When the time comes to discuss actual philosophy, such as the theories of John Locke, Walter is interrupted or delayed. Yet Tristram treats all of Walter’s intellectual theories with the same seriousness. By giving fictional, obscure, and seminal philosophers equal weight, Sterne simultaneously pokes fun at the self-importance of pseudo-intellectuals like Walter and illustrates the fact that even when they are absurd, ideas have real effects on people’s lives. Though Walter’s superstitions about noses and names may be silly, they shape Tristram’s life, identity, and relationship with his father. Similarly, Tristram Shandy’s irreverence is a central part of its nuanced and holistic view of the world. Life is both silly and serious, often at the same time. The story of Slawkenbergius is an irreverent, extended double entendre in which noses stand in for penises, but it both foreshadows another real injury Tristram will suffer later and refers to an injury he already suffered that will damage both his face and his relationship to this father forever.

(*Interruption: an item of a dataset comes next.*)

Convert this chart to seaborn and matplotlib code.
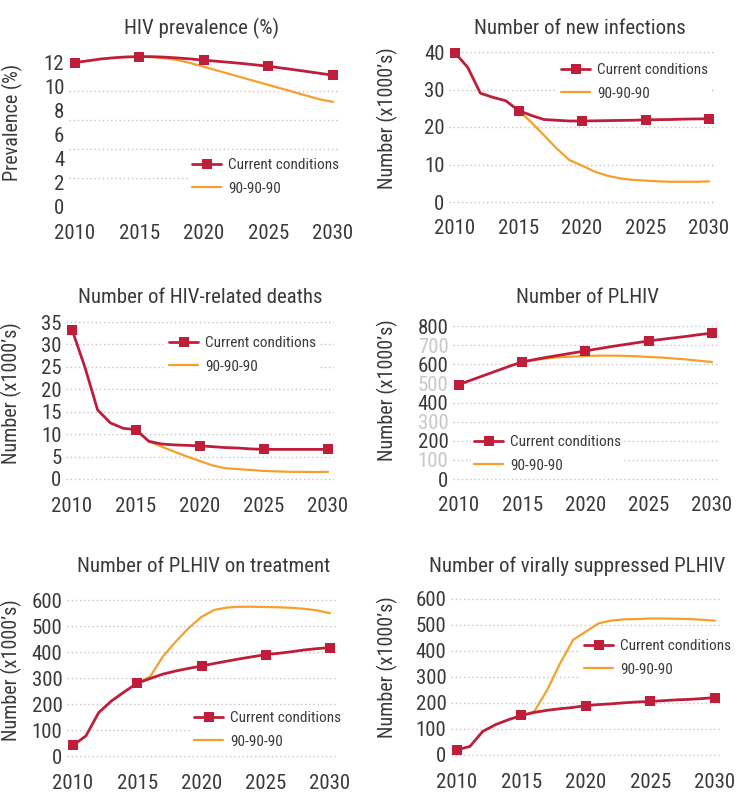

Whereas Walter’s life is shaped by the books he reads, Tristram is attempting to shape the life he is living into a book. In Volume 4, Tristram confesses that at the rate he is currently writing, he fears he will never actually be able to finish the story of his life. To provide a complete narration of his life, the pace of his narrative must match the pace of his life, yet Tristram recognizes that this is impossible. Unlike in real life, in which people are beholden to the relentless unidirectional march of time, Tristram’s narrative connects chronological moments through association. He jumps forward and back according to his own (or his characters’) whims. Narrative time frees him from the shackles of chronological time, which will inevitably end with his death. Through literature, he can wrestle control of his own mortality and explore his life on his own terms. He asserts agency over his life by asserting agency over the order in which his story is told.